▶ YOUR GOAL
Reproduce, word for word, the span of lines starting at the line holding "Clone this chart in matplotlib." and ending at the line holding "ax = fig.add_axes([0.1953, 0.1647, 0.7689, 0.7977])". Omit every picture.

(Source code of charts)
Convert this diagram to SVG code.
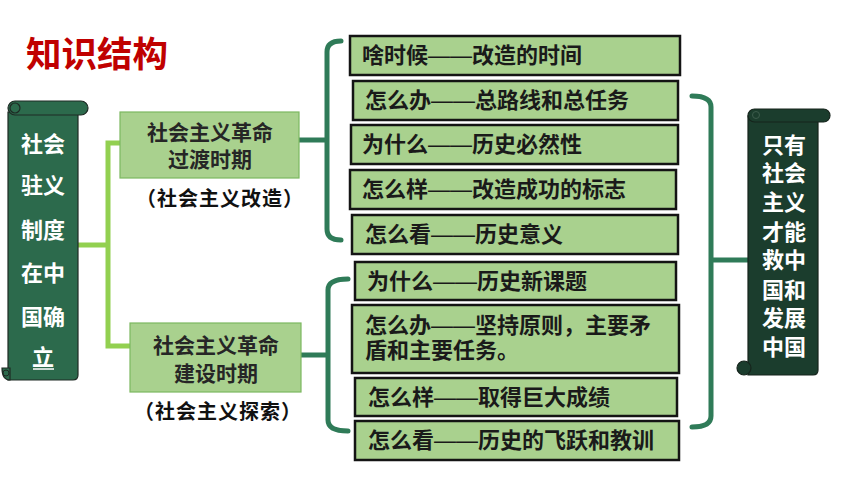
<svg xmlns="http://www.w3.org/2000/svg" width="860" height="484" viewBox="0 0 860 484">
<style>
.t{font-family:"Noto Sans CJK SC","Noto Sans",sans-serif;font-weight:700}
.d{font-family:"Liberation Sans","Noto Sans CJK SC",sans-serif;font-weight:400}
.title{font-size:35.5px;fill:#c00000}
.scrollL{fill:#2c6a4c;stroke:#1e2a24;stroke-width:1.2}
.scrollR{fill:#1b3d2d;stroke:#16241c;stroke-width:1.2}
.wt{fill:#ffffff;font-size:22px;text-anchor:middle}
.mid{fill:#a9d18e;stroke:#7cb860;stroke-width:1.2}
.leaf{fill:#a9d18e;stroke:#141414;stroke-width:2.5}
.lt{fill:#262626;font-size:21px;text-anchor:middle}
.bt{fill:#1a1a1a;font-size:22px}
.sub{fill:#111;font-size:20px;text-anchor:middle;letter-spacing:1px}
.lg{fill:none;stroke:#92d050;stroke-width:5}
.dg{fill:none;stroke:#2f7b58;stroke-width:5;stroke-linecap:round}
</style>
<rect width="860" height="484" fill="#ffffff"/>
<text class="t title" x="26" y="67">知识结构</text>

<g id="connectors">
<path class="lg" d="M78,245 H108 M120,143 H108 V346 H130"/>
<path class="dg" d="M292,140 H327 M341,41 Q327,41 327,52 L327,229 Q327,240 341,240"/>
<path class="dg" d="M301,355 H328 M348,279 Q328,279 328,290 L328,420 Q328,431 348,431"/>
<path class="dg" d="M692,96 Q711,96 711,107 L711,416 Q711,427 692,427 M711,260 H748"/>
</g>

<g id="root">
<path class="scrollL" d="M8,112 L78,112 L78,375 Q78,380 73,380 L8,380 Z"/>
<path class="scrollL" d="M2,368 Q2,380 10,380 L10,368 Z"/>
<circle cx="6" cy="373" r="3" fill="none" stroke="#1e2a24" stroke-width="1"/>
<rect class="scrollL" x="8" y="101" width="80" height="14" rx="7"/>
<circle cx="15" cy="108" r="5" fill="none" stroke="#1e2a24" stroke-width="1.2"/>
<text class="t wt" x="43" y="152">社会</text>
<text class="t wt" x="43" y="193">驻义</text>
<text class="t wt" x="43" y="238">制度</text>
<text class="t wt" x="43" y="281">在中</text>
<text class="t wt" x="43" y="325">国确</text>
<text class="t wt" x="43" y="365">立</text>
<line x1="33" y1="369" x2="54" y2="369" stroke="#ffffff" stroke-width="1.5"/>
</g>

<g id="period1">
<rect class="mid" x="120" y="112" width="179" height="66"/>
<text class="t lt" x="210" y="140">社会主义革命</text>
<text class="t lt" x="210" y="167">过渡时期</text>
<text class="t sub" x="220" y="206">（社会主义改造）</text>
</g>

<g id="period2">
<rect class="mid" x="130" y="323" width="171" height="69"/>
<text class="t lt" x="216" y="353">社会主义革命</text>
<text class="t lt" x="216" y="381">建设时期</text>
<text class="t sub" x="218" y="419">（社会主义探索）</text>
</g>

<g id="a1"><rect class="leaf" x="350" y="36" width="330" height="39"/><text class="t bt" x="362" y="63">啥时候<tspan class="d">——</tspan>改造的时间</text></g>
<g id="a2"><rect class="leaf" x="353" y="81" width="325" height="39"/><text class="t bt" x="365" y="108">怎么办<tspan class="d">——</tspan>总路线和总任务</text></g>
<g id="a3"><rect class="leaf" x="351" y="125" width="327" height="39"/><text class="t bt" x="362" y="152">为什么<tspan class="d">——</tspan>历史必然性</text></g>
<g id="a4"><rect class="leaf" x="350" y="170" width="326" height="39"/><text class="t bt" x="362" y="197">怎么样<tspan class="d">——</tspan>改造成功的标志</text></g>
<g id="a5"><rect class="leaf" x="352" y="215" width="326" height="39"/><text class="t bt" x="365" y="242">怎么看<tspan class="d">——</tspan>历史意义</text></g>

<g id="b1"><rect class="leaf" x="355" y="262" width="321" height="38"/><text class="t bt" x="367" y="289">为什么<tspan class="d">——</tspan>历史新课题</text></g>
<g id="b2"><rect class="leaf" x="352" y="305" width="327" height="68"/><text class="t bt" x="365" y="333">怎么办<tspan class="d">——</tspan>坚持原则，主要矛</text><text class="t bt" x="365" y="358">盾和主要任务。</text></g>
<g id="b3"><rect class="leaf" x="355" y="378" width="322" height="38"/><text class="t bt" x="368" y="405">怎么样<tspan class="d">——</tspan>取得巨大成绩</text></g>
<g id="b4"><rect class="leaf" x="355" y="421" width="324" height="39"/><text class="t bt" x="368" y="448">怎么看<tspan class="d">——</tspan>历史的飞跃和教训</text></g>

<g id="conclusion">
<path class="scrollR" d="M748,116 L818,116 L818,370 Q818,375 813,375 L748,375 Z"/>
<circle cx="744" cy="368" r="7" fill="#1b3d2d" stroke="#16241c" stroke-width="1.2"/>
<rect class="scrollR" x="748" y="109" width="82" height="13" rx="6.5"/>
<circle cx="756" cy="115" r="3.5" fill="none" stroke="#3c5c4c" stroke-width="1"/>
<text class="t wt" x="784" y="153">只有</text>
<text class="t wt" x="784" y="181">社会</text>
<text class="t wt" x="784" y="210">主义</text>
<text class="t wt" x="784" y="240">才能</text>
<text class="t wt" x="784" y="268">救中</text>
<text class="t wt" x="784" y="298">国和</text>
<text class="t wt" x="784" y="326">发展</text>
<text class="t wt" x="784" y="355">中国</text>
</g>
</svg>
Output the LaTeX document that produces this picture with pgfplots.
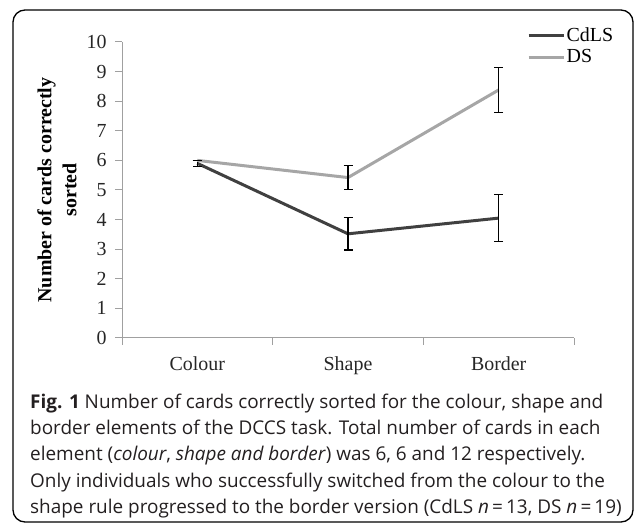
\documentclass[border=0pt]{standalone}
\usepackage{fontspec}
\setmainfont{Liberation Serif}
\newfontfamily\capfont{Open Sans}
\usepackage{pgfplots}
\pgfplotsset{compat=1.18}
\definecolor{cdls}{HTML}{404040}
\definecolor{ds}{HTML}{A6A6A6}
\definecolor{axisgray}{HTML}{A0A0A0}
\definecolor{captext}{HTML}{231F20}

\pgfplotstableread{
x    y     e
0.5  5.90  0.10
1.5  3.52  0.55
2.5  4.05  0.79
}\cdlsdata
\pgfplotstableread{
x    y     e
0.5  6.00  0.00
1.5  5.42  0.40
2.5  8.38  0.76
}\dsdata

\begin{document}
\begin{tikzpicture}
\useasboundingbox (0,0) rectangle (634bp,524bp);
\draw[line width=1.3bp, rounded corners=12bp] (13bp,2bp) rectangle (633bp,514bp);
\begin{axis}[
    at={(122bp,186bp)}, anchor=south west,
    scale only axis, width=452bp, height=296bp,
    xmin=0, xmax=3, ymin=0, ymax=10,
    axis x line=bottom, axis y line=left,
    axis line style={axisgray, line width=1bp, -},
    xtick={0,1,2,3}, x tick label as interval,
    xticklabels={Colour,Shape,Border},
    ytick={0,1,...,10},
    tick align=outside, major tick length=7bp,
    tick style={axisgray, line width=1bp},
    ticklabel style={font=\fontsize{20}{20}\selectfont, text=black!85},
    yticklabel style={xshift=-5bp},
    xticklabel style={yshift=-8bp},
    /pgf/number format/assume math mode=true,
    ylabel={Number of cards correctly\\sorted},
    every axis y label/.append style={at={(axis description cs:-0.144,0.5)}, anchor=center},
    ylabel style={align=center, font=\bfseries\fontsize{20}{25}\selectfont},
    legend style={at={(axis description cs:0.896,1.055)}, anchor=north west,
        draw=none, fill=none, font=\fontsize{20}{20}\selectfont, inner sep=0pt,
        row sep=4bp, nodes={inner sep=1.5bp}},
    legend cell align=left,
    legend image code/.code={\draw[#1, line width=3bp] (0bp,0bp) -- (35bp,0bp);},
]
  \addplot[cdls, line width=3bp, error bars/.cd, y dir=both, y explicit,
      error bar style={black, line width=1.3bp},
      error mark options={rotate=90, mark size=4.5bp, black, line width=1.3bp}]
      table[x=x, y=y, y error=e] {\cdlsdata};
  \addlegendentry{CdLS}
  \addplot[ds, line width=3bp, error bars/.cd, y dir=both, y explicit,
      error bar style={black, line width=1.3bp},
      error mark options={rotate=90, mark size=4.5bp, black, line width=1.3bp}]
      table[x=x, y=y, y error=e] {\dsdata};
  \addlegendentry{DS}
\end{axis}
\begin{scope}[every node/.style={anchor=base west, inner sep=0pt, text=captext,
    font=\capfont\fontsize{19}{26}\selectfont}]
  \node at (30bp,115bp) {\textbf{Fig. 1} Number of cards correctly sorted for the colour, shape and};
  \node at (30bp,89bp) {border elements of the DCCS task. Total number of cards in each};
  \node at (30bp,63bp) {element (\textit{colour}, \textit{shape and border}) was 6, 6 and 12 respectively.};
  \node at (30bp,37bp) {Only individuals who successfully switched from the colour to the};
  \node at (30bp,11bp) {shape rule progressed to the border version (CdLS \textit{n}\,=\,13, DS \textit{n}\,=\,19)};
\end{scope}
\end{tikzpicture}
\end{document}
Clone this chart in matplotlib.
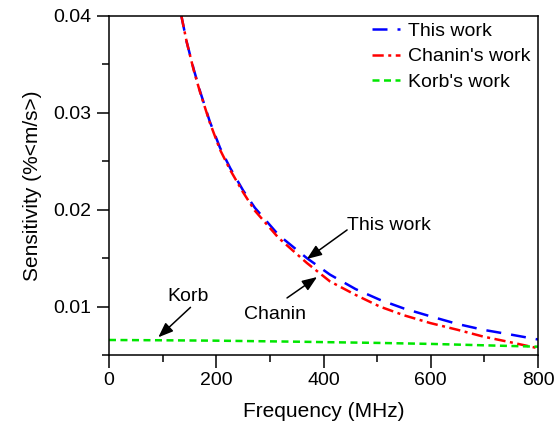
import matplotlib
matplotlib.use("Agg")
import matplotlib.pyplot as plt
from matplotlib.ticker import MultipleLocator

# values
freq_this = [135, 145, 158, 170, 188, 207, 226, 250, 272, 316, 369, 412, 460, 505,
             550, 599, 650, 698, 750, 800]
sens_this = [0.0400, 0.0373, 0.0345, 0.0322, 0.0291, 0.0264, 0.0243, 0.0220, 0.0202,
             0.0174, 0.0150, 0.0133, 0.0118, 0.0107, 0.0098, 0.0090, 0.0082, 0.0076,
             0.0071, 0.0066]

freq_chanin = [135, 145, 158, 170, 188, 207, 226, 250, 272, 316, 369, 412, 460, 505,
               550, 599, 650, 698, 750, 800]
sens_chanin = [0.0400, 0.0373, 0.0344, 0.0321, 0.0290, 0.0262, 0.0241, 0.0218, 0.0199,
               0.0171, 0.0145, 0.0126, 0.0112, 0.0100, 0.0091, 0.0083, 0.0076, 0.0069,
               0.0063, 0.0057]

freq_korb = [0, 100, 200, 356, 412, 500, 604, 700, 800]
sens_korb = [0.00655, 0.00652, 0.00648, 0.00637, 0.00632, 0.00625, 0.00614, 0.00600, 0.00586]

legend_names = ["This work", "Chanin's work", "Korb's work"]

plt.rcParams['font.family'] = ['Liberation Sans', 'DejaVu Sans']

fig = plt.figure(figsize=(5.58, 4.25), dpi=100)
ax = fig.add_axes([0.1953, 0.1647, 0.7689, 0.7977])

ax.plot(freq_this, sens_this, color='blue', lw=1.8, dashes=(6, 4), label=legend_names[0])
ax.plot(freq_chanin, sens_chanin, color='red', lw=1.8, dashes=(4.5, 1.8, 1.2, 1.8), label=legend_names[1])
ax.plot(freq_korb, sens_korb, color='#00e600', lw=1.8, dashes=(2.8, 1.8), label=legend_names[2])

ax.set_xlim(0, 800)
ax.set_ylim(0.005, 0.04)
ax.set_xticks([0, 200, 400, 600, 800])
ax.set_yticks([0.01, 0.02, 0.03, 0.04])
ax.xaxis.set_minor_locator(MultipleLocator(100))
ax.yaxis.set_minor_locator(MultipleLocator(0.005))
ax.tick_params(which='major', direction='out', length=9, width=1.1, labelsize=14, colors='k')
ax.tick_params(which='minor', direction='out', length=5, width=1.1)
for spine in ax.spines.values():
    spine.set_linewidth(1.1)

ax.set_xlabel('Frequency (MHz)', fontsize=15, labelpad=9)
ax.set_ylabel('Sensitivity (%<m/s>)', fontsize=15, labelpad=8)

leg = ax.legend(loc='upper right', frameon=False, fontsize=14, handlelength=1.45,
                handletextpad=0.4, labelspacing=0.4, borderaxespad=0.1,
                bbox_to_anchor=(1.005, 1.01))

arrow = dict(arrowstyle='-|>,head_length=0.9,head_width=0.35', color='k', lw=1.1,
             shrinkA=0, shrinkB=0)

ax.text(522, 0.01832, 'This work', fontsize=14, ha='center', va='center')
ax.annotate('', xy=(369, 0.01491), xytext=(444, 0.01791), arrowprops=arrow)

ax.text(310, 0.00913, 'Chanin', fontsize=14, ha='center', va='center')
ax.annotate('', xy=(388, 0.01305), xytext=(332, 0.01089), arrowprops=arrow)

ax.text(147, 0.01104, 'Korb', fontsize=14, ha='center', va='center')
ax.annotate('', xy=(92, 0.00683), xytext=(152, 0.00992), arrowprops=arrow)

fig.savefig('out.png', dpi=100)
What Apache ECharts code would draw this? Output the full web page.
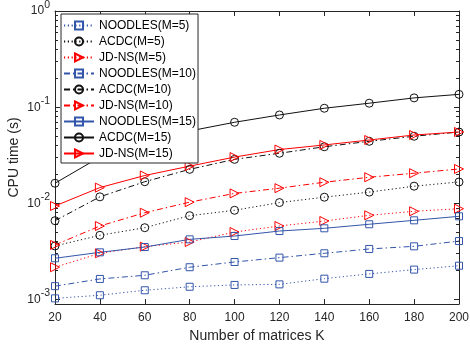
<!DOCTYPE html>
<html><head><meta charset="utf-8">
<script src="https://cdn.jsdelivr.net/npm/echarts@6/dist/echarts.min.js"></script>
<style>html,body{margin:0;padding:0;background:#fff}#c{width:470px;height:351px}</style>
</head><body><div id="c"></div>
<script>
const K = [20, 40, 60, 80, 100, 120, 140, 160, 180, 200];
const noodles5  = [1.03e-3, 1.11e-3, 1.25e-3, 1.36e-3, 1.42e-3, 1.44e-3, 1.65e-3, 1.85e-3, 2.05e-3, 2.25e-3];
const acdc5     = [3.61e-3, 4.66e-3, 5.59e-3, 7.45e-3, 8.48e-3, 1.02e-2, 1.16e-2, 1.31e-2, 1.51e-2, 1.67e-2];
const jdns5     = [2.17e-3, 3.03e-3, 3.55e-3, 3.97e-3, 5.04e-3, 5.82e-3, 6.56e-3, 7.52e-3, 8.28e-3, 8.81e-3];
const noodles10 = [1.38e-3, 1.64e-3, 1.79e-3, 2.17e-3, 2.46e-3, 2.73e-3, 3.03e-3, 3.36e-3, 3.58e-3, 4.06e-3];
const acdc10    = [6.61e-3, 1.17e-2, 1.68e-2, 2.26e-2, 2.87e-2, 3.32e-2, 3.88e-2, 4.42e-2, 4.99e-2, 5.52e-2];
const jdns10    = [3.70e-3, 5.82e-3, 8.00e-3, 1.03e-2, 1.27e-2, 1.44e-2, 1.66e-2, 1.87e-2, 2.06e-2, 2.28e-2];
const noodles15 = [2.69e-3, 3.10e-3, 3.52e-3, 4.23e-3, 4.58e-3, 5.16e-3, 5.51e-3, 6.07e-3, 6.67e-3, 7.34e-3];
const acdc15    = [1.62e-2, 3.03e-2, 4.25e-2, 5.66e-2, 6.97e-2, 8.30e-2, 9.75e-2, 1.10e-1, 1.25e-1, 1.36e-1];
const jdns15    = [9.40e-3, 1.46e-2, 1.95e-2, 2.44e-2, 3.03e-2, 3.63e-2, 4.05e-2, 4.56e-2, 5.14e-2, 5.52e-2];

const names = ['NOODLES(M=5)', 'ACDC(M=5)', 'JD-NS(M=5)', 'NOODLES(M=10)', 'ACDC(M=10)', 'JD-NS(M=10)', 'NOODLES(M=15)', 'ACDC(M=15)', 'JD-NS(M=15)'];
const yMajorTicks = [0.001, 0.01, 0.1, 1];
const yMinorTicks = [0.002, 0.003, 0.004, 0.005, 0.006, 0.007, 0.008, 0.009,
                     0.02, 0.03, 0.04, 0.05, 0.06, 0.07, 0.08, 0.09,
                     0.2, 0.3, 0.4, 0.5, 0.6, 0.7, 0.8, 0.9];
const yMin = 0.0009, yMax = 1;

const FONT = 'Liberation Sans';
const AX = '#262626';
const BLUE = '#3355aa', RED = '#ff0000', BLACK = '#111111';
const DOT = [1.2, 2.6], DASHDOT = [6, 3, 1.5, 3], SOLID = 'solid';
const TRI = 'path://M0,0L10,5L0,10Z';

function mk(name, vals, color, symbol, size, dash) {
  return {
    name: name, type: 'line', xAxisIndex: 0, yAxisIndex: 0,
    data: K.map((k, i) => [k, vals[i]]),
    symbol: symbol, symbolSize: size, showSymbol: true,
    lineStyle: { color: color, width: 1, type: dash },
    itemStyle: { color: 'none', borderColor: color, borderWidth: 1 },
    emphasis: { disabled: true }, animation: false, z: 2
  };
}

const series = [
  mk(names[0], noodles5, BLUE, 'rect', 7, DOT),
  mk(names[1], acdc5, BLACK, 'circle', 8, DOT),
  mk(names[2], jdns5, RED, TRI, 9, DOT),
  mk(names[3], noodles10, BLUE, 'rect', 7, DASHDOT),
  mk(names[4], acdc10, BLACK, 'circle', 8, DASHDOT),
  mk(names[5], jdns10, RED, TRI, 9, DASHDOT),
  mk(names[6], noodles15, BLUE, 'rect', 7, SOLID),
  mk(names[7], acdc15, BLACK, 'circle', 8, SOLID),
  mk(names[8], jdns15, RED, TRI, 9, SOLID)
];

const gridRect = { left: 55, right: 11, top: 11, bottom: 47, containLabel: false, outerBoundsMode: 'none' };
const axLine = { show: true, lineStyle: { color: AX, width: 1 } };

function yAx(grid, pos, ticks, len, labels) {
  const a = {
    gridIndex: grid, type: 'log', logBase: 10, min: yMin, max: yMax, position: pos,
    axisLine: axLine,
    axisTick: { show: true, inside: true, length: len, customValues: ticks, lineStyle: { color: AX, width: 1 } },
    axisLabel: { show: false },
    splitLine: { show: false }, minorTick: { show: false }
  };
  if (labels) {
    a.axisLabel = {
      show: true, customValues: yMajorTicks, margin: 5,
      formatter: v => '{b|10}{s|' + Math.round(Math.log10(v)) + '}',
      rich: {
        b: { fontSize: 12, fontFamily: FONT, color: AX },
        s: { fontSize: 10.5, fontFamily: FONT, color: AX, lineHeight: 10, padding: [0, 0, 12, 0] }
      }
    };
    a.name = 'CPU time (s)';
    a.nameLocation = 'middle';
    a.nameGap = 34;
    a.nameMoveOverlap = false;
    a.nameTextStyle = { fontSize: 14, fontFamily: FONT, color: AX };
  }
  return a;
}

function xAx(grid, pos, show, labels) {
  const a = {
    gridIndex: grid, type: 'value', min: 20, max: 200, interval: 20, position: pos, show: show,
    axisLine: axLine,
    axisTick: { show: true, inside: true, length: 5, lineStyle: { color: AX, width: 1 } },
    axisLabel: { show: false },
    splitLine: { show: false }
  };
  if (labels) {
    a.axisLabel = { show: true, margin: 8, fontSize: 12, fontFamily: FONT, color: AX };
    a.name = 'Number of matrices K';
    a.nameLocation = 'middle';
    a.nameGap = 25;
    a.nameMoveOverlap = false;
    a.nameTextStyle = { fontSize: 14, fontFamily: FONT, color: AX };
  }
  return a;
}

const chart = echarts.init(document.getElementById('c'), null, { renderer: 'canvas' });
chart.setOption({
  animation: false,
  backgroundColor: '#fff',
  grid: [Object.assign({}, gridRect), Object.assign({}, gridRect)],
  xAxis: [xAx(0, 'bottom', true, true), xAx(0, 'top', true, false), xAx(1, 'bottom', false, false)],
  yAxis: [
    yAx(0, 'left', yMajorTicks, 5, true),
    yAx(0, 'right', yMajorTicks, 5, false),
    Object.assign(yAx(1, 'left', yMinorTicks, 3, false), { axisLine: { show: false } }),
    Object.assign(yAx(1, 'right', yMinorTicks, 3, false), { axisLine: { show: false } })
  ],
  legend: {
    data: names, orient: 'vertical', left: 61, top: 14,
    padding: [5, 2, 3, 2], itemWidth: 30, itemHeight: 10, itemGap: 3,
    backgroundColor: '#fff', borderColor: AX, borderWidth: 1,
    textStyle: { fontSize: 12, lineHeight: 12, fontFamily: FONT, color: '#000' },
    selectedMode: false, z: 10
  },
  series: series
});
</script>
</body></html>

▶ SOLUTION TO THE PROBLEM
Clone this chart in matplotlib.
import matplotlib
matplotlib.use("Agg")
import matplotlib.pyplot as plt
from matplotlib.ticker import MultipleLocator

# values
freq_this = [135, 145, 158, 170, 188, 207, 226, 250, 272, 316, 369, 412, 460, 505,
             550, 599, 650, 698, 750, 800]
sens_this = [0.0400, 0.0373, 0.0345, 0.0322, 0.0291, 0.0264, 0.0243, 0.0220, 0.0202,
             0.0174, 0.0150, 0.0133, 0.0118, 0.0107, 0.0098, 0.0090, 0.0082, 0.0076,
             0.0071, 0.0066]

freq_chanin = [135, 145, 158, 170, 188, 207, 226, 250, 272, 316, 369, 412, 460, 505,
               550, 599, 650, 698, 750, 800]
sens_chanin = [0.0400, 0.0373, 0.0344, 0.0321, 0.0290, 0.0262, 0.0241, 0.0218, 0.0199,
               0.0171, 0.0145, 0.0126, 0.0112, 0.0100, 0.0091, 0.0083, 0.0076, 0.0069,
               0.0063, 0.0057]

freq_korb = [0, 100, 200, 356, 412, 500, 604, 700, 800]
sens_korb = [0.00655, 0.00652, 0.00648, 0.00637, 0.00632, 0.00625, 0.00614, 0.00600, 0.00586]

legend_names = ["This work", "Chanin's work", "Korb's work"]

plt.rcParams['font.family'] = ['Liberation Sans', 'DejaVu Sans']

fig = plt.figure(figsize=(5.58, 4.25), dpi=100)
ax = fig.add_axes([0.1953, 0.1647, 0.7689, 0.7977])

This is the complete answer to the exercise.